Code found in the iOS 17.2 beta suggests that Apple is going to allow sideloading although it could be limited to the EU.

Code in iOS 17.2 beta reveals that Apple will allow iPhone to sideload apps - PhoneArena

Apple has always been against allowing iPhone users to sideload apps on the iPhone. Sideloading is when apps from a third-party app store are downloaded on a phone. Google allows Android users to do this, but Apple has not thus earning it the "walled garden" nickname. Apple claims that apps installed on the iPhone from a third-party app store could contain malware or other security issues and since Apple can't vet apps not downloaded from the App Store, it believes that it is better to just not allow it.

Another reason why Apple doesn't want to allow sideloading on the iPhone is to prevent developers from listing their iOS apps on a third-party app store as a way to get around paying Apple as much as 30% of their in-app revenue. Since the App Store is the only official iOS app storefront, there is no way to escape the so-called "Apple Tax" unless a developer stops accepting in-app purchases.

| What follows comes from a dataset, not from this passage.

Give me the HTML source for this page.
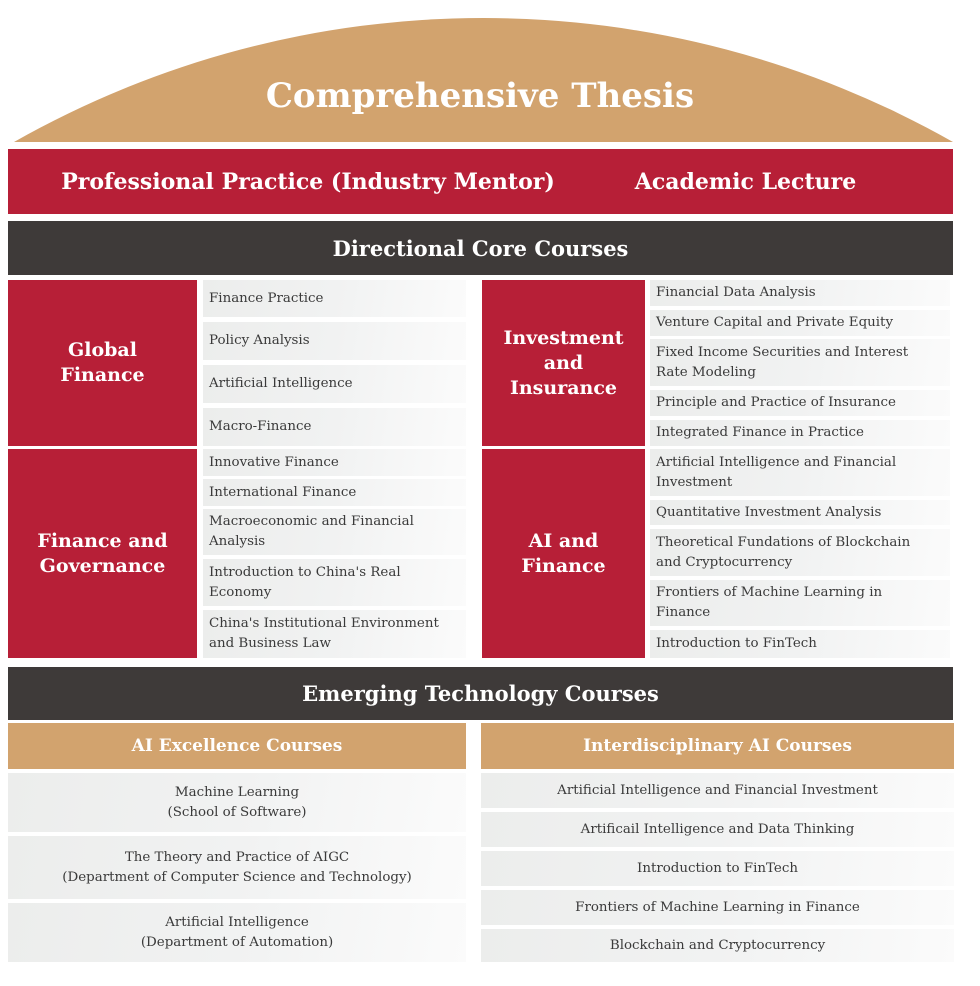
<!DOCTYPE html>
<html><head><meta charset="utf-8"><style>
*{margin:0;padding:0;box-sizing:border-box}
body{width:980px;height:986px;background:#fff;position:relative;overflow:hidden;font-family:"DejaVu Serif","Liberation Serif",serif}
.a{position:absolute}
.red{background:#b71f37;color:#fff;font-weight:bold;display:flex;align-items:center;justify-content:center;text-align:center}
.dark{background:#3e3a39;color:#fff;font-weight:bold;display:flex;align-items:center;justify-content:center;font-size:21px}
.gold{background:#d2a36e;color:#fff;font-weight:bold;display:flex;align-items:center;justify-content:center;font-size:17px}
.it{background:linear-gradient(100deg,#ecedec 0%,#f1f2f2 50%,#fbfbfb 100%);color:#3a3a3a;font-size:13.4px;line-height:20px;display:flex;align-items:center;padding-left:6px}
.c{justify-content:center;text-align:center;padding-left:0}
.blk{font-size:19px;line-height:25px}
</style></head><body>
<svg class="a" style="left:0;top:0" width="980" height="150"><path d="M14,142 A951,951 0 0 1 953,142 Z" fill="#d2a36e"/>
<text x="480" y="107" text-anchor="middle" fill="#fff" font-family="DejaVu Serif, Liberation Serif, serif" font-weight="bold" font-size="34">Comprehensive Thesis</text></svg>
<div class="a red" style="left:8px;top:149px;width:945px;height:65px;font-size:22px;justify-content:flex-start">
<span class="a" style="left:0;width:600px;text-align:center">Professional Practice (Industry Mentor)</span>
<span class="a" style="left:600px;width:275px;text-align:center">Academic Lecture</span></div>
<div class="a dark" style="left:8px;top:221px;width:945px;height:54px">Directional Core Courses</div>

<div class="a red blk" style="left:8px;top:280px;width:189px;height:166px">Global<br>Finance</div>
<div class="a it" style="left:203px;top:280px;width:263px;height:37px">Finance Practice</div>
<div class="a it" style="left:203px;top:322px;width:263px;height:38px">Policy Analysis</div>
<div class="a it" style="left:203px;top:365px;width:263px;height:38px">Artificial Intelligence</div>
<div class="a it" style="left:203px;top:408px;width:263px;height:38px">Macro-Finance</div>

<div class="a red blk" style="left:8px;top:449px;width:189px;height:209px">Finance and<br>Governance</div>
<div class="a it" style="left:203px;top:449px;width:263px;height:27px">Innovative Finance</div>
<div class="a it" style="left:203px;top:479px;width:263px;height:27px">International Finance</div>
<div class="a it" style="left:203px;top:509px;width:263px;height:46px">Macroeconomic and Financial<br>Analysis</div>
<div class="a it" style="left:203px;top:559px;width:263px;height:47px">Introduction to China's Real<br>Economy</div>
<div class="a it" style="left:203px;top:610px;width:263px;height:48px">China's Institutional Environment<br>and Business Law</div>

<div class="a red blk" style="left:482px;top:280px;width:163px;height:166px">Investment<br>and<br>Insurance</div>
<div class="a it" style="left:650px;top:280px;width:300px;height:26px">Financial Data Analysis</div>
<div class="a it" style="left:650px;top:310px;width:300px;height:26px">Venture Capital and Private Equity</div>
<div class="a it" style="left:650px;top:339px;width:300px;height:47px">Fixed Income Securities and Interest<br>Rate Modeling</div>
<div class="a it" style="left:650px;top:390px;width:300px;height:26px">Principle and Practice of Insurance</div>
<div class="a it" style="left:650px;top:420px;width:300px;height:26px">Integrated Finance in Practice</div>

<div class="a red blk" style="left:482px;top:449px;width:163px;height:209px">AI and<br>Finance</div>
<div class="a it" style="left:650px;top:449px;width:300px;height:47px">Artificial Intelligence and Financial<br>Investment</div>
<div class="a it" style="left:650px;top:500px;width:300px;height:25px">Quantitative Investment Analysis</div>
<div class="a it" style="left:650px;top:529px;width:300px;height:47px">Theoretical Fundations of Blockchain<br>and Cryptocurrency</div>
<div class="a it" style="left:650px;top:580px;width:300px;height:46px">Frontiers of Machine Learning in<br>Finance</div>
<div class="a it" style="left:650px;top:630px;width:300px;height:28px">Introduction to FinTech</div>

<div class="a dark" style="left:8px;top:667px;width:945px;height:53px">Emerging Technology Courses</div>
<div class="a gold" style="left:8px;top:723px;width:458px;height:46px">AI Excellence Courses</div>
<div class="a gold" style="left:481px;top:723px;width:473px;height:46px">Interdisciplinary AI Courses</div>

<div class="a it c" style="left:8px;top:773px;width:458px;height:59px">Machine Learning<br>(School of Software)</div>
<div class="a it c" style="left:8px;top:836px;width:458px;height:63px">The Theory and Practice of AIGC<br>(Department of Computer Science and Technology)</div>
<div class="a it c" style="left:8px;top:903px;width:458px;height:59px">Artificial Intelligence<br>(Department of Automation)</div>

<div class="a it c" style="left:481px;top:773px;width:473px;height:35px">Artificial Intelligence and Financial Investment</div>
<div class="a it c" style="left:481px;top:812px;width:473px;height:35px">Artificail Intelligence and Data Thinking</div>
<div class="a it c" style="left:481px;top:851px;width:473px;height:35px">Introduction to FinTech</div>
<div class="a it c" style="left:481px;top:890px;width:473px;height:35px">Frontiers of Machine Learning in Finance</div>
<div class="a it c" style="left:481px;top:929px;width:473px;height:33px">Blockchain and Cryptocurrency</div>
</body></html>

The EU's Digital Markets Act (DMA) says that mobile device users should be able to install apps from third-party stores. Earlier this year, Bloomberg's man on the Apple beat Mark Gurman said that Apple would allow sideloading but only in the 27 countries that are members of the EU which would limit any damage caused by malicious apps. It would also provide Apple with some real-life data to see whether it should allow sideloading in other markets.

9to5Mac has discovered that the iOS 17 .2 beta contains internal code that would give third-party apps permission to have other apps installed. With this capability, developers would be able to create their own third-party iOS app storefront. The code also has a region lock which would allow Apple to restrict sideloading to specific countries. This makes sense if Apple is forced to allow sideloading by the DMA.

Apple has until this coming March to get in line with the DMA but you can be sure that Tim Cook and his team will be trying anything to prevent sideloading from being forced onto Apple even if it is just in 27 EU countries. And the month before, in February, the DMA could change its mind and call iMessage a "gatekeeper" which would force Apple to add support for Rich Communication Services (RCS) to its messaging app . That too would be limited to the 27 EU member countries.